Proseguono le indagini sulla famiglia Agostini, i Lacerenza del Trentino. Come nel caso Gintoneria, anche per loro è arrivato il turno delle intercettazioni, pubblicate dal Corriere, ed esattamente com'era stato per Davidone, le registrazioni delle telefonate sono sempre la parte più bella. “Con lui faccio mischiato, mischiato, hai capito?” I due personaggi della telefonata, a quanto risulta dalle carte, sono Michele Matera, probabile intermediario, e il 69enne Claudio Agostini. Mischiata vuol dire tagliata, ovvero non pura. Si parla di cocaina, e di sostanze per allungarla in modo da aumentare il profitto. “Ho visto che gli piace la Tachipirina, non metto più la Manitoba, metto la Tachipirina… l’ho venduta all’albanese... ha fatto una riga e mi ha detto che era buona”, si legge. Truffato, contento e sfebbrato. Ma contento soprattutto il venditore: “Ne spendo 480 e ne prendo 1.250”. Quasi tre volte tanto. Ma la parte più interessante riguarda le metafore usate al telefono per non far capire che si parlava di bamba.

L'arte del dissimulare. Agostini avrebbe chiacchierato con Matera sbrigliando la fantasia. Una volta avrebbero giocato all'impresa edile: “Prepara le piastrelle così le tagliamo”. Poi, da piastrellisti a chef, e la droga diventava “caffè”, oppure “cioccolata”. Ma i riferimenti non erano soltanto concreti, in alcune occasioni il dialogo prendeva connotazioni metafisiche, o comunque surreali: la bamba veniva anche chiamata “eros”. Ancora, il ritorno alla realtà: “un sacchetto d’immondizia”. Agostini, però, sarebbe stato talmente rilassato nel maneggiare l'immondizia che a un certo punto si sarebbe lasciato andare: “Avere in macchina la bamba mi sta facendo venire voglia di venderla”. Assoluta trasparenza, come il king Davidone alla Zanzara. A preoccuparsi, secondo le intercettazioni, non erano i carabinieri, ma i figli. Alessio e Gabriele, che avrebbero provato a fargli capire che forse si stava esagerando: “I carabinieri sanno tutto... tutte le tue bustine le trovano in bagno”, avrebbero detto al padre, per ammonirlo.

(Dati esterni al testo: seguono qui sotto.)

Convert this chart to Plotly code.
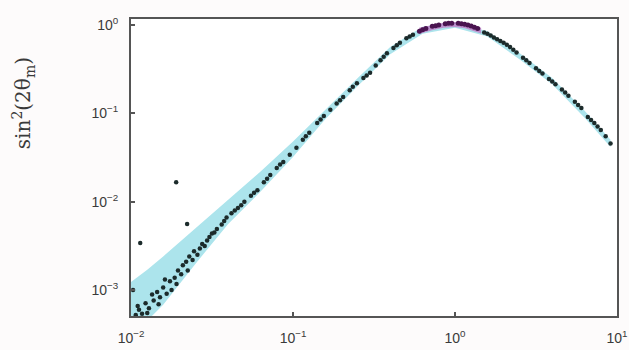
import plotly.graph_objects as go

# Band (cyan) edges
band_x = [0.0095, 0.0126, 0.0158, 0.0251, 0.0398, 0.0631, 0.1, 0.158, 0.251, 0.398, 0.631, 1.0, 1.585, 2.512, 3.981, 6.310, 9.12]
band_hi = [1.15e-3, 1.7e-3, 2.4e-3, 5.0e-3, 1.05e-2, 2.2e-2, 4.8e-2, 0.110, 0.251, 0.562, 0.955, 1.07, 0.851, 0.479, 0.251, 0.107, 0.0501]
band_lo = [3.0e-4, 4.5e-4, 6.8e-4, 2.0e-3, 5.6e-3, 1.30e-2, 3.2e-2, 8.6e-2, 0.204, 0.468, 0.794, 0.933, 0.741, 0.407, 0.214, 0.0891, 0.0417]

# Peak (magenta) band
peak_x = [0.60, 0.72, 0.85, 1.0, 1.15, 1.3, 1.45]
peak_hi = [0.93, 1.0, 1.06, 1.08, 1.05, 1.0, 0.93]
peak_lo = [0.79, 0.87, 0.93, 0.95, 0.92, 0.86, 0.80]

# Scatter points (black)
dots_x = [0.0107, 0.0112, 0.0117, 0.0123, 0.0129, 0.0138, 0.0145, 0.0151, 0.0158, 0.0166,
          0.0174, 0.0186, 0.0195, 0.0204, 0.0219, 0.0229, 0.0245, 0.0257, 0.0275, 0.0295,
          0.0316, 0.0339, 0.0363, 0.0389, 0.0417, 0.0457, 0.0501, 0.0550, 0.0603, 0.0661,
          0.0724, 0.0794, 0.0871, 0.0955, 0.105, 0.115, 0.126, 0.141, 0.155, 0.170,
          0.186, 0.204, 0.224, 0.248, 0.272, 0.299, 0.324, 0.347, 0.380, 0.417,
          0.457, 0.501, 0.550,
          0.0110, 0.0126, 0.0135, 0.0148, 0.0162, 0.0178, 0.0191, 0.0209, 0.0224, 0.0240,
          0.0266, 0.0285, 0.0305, 0.0327, 0.0376, 0.0437, 0.0479, 0.0575, 0.0692, 0.0832,
          0.120, 0.148, 0.195, 0.234, 0.285, 0.363, 0.437, 0.525,
          1.514, 1.660, 1.820, 1.995, 2.188, 2.399, 2.630, 2.884, 3.162, 3.467,
          3.802, 4.169, 4.571, 5.012, 5.495, 6.026, 6.607, 7.244, 7.943, 8.511, 9.120,
          1.585, 1.738, 1.905, 2.089, 2.291, 2.754, 3.311, 3.981, 4.786, 5.754, 6.918, 7.586,
          0.0114, 0.0103, 0.0222, 0.0190]
dots_y = [5.2e-4, 6.0e-4, 5.4e-4, 7.1e-4, 6.2e-4, 7.6e-4, 9.5e-4, 8.3e-4, 1.07e-3, 9.1e-4,
          1.26e-3, 1.38e-3, 1.66e-3, 1.51e-3, 2.09e-3, 2.40e-3, 2.75e-3, 2.51e-3, 3.31e-3, 3.63e-3,
          4.37e-3, 4.90e-3, 5.50e-3, 6.61e-3, 7.41e-3, 8.51e-3, 1.0e-2, 1.17e-2, 1.35e-2, 1.66e-2,
          2.0e-2, 2.40e-2, 2.82e-2, 3.39e-2, 4.07e-2, 5.01e-2, 6.03e-2, 7.76e-2, 9.33e-2, 0.110,
          0.129, 0.153, 0.182, 0.219, 0.251, 0.288, 0.347, 0.398, 0.479, 0.550,
          0.631, 0.708, 0.776,
          6.6e-4, 5.5e-4, 8.9e-4, 6.9e-4, 1.32e-3, 1.0e-3, 1.17e-3, 1.91e-3, 1.66e-3, 2.19e-3,
          2.95e-3, 3.16e-3, 3.98e-3, 4.47e-3, 6.03e-3, 7.94e-3, 9.12e-3, 1.26e-2, 1.82e-2, 2.63e-2,
          0.055, 0.0851, 0.141, 0.200, 0.269, 0.437, 0.589, 0.741,
          0.822, 0.759, 0.692, 0.631, 0.562, 0.490, 0.427, 0.372, 0.324, 0.282,
          0.245, 0.214, 0.186, 0.158, 0.135, 0.115, 0.0912, 0.0776, 0.0646, 0.0550, 0.0457,
          0.794, 0.724, 0.661, 0.596, 0.525, 0.398, 0.302, 0.229, 0.172, 0.124, 0.0841, 0.0708,
          3.4e-3, 1.0e-3, 5.6e-3, 1.66e-2]

# Scatter points near resonance (purple)
pk_x = [0.603, 0.631, 0.661, 0.724, 0.759, 0.794, 0.871, 0.912, 0.955, 1.047, 1.096, 1.148, 1.202, 1.259, 1.318, 1.380]
pk_y = [0.851, 0.881, 0.912, 0.966, 0.982, 1.0, 1.035, 1.047, 1.047, 1.047, 1.035, 1.023, 1.0, 0.977, 0.944, 0.912]

xticks = [0.01, 0.1, 1, 10]
xticklabels = ["10<sup>−2</sup>", "10<sup>−1</sup>", "10<sup>0</sup>", "10<sup>1</sup>"]
yticks = [0.001, 0.01, 0.1, 1]
yticklabels = ["10<sup>−3</sup>", "10<sup>−2</sup>", "10<sup>−1</sup>", "10<sup>0</sup>"]

fig = go.Figure()
fig.add_trace(go.Scatter(x=band_x, y=band_lo, mode="lines", line=dict(width=0, color="#a6e3ea"),
                         hoverinfo="skip", showlegend=False))
fig.add_trace(go.Scatter(x=band_x, y=band_hi, mode="lines", line=dict(width=0, color="#a6e3ea"),
                         fill="tonexty", fillcolor="#ace4ec", hoverinfo="skip", showlegend=False))
fig.add_trace(go.Scatter(x=peak_x, y=peak_lo, mode="lines", line=dict(width=0, color="#c79ad0"),
                         hoverinfo="skip", showlegend=False))
fig.add_trace(go.Scatter(x=peak_x, y=peak_hi, mode="lines", line=dict(width=0, color="#c79ad0"),
                         fill="tonexty", fillcolor="rgba(190,130,200,0.85)", hoverinfo="skip", showlegend=False))
fig.add_trace(go.Scatter(x=dots_x, y=dots_y, mode="markers",
                         marker=dict(size=4.5, color="#1c2b2b", line=dict(width=0)),
                         showlegend=False))
fig.add_trace(go.Scatter(x=pk_x, y=pk_y, mode="markers",
                         marker=dict(size=5, color="#4a1450", line=dict(width=0)),
                         showlegend=False))

axis_common = dict(showline=True, linecolor="#555555", linewidth=2, mirror=True,
                   ticks="inside", ticklen=4, tickcolor="#555555", tickwidth=1.5,
                   showgrid=False, zeroline=False, automargin=False,
                   tickfont=dict(family="Liberation Sans, Arial", size=14, color="#3a3a3a"))

fig.update_xaxes(type="log", range=[-2, 1.0], tickvals=xticks, ticktext=xticklabels,
                 ticklabelstandoff=8, **axis_common)
fig.update_yaxes(type="log", range=[-3.294, 0.068], tickvals=yticks, ticktext=yticklabels,
                 ticklabelstandoff=8, **axis_common)

fig.add_annotation(text="sin<sup>2</sup>(2θ<sub>m</sub>)", textangle=-90, xref="paper", yref="paper",
                   x=-0.222, y=0.717, xanchor="center", yanchor="middle", showarrow=False,
                   font=dict(family="DejaVu Serif", size=20, color="#3a3a3a"))

fig.update_layout(width=629, height=350, margin=dict(l=131, r=12, t=19, b=34),
                  plot_bgcolor="white", paper_bgcolor="#fdfbfb")

fig.write_html("out.html")
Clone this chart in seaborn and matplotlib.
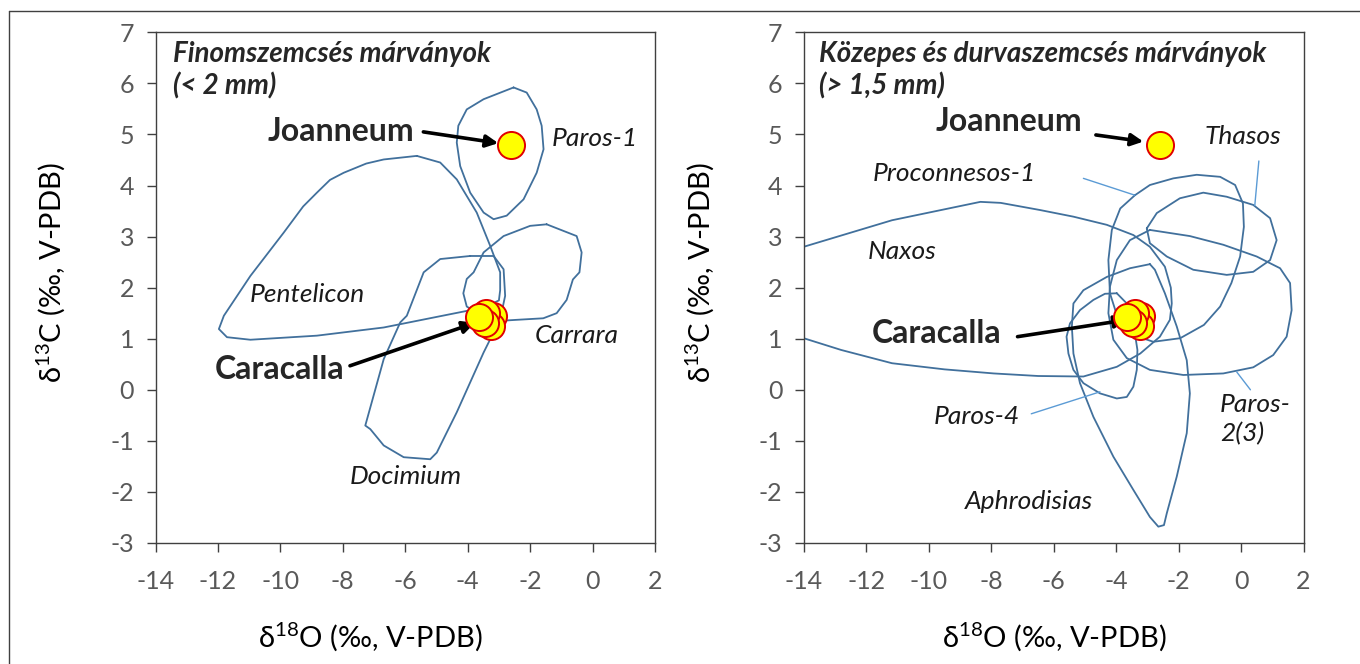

Secondo gli investigatori, il business avrebbe girato come un orologio svizzero: circa 440mila euro in un anno, di cui ben 380mila sarebbero finiti direttamente ad Agostini. E quei soldi, stando sempre all’accusa, non sarebbero stati spesi in Rolex e tavoli vip ma reinvestiti. In immobili, in attività, in operazioni che avrebbero fatto crescere il “piccolo impero” di famiglia. Il fiore all’occhiello? Il Grand Hotel Imperial di Levico. Un edificio storico, proprietà della Patrimonio del Trentino spa, cioè il braccio immobiliare della Provincia, su cui la famiglia Agostini avrebbe messo gli occhi, le mani e forse anche qualche speranza, e di cui si parlava a inizio maggio su tutti i giornali perché non trovava acquirenti. Alessio, in una telefonata, avrebbe detto che con l’ex presidente Andrea Villotti c’era un rapporto stretto: “Mi stima come un fratello”, o ancora: “Michelone è dalla mia parte” riferendosi a Michele Maistri, direttore generale della società pubblica, oggi indagato. Il giudice Gianmarco Giua, che ha firmato le ordinanze, ha usato un’espressione che sa di poesia burocratica, o di modulo calcistico alla Oronzo Canà: pubblica amministrazione a “geometria variabile”. Un modo elegante per dire che, con i contatti giusti, si può perfino dire che un triangolo ha cinque lati.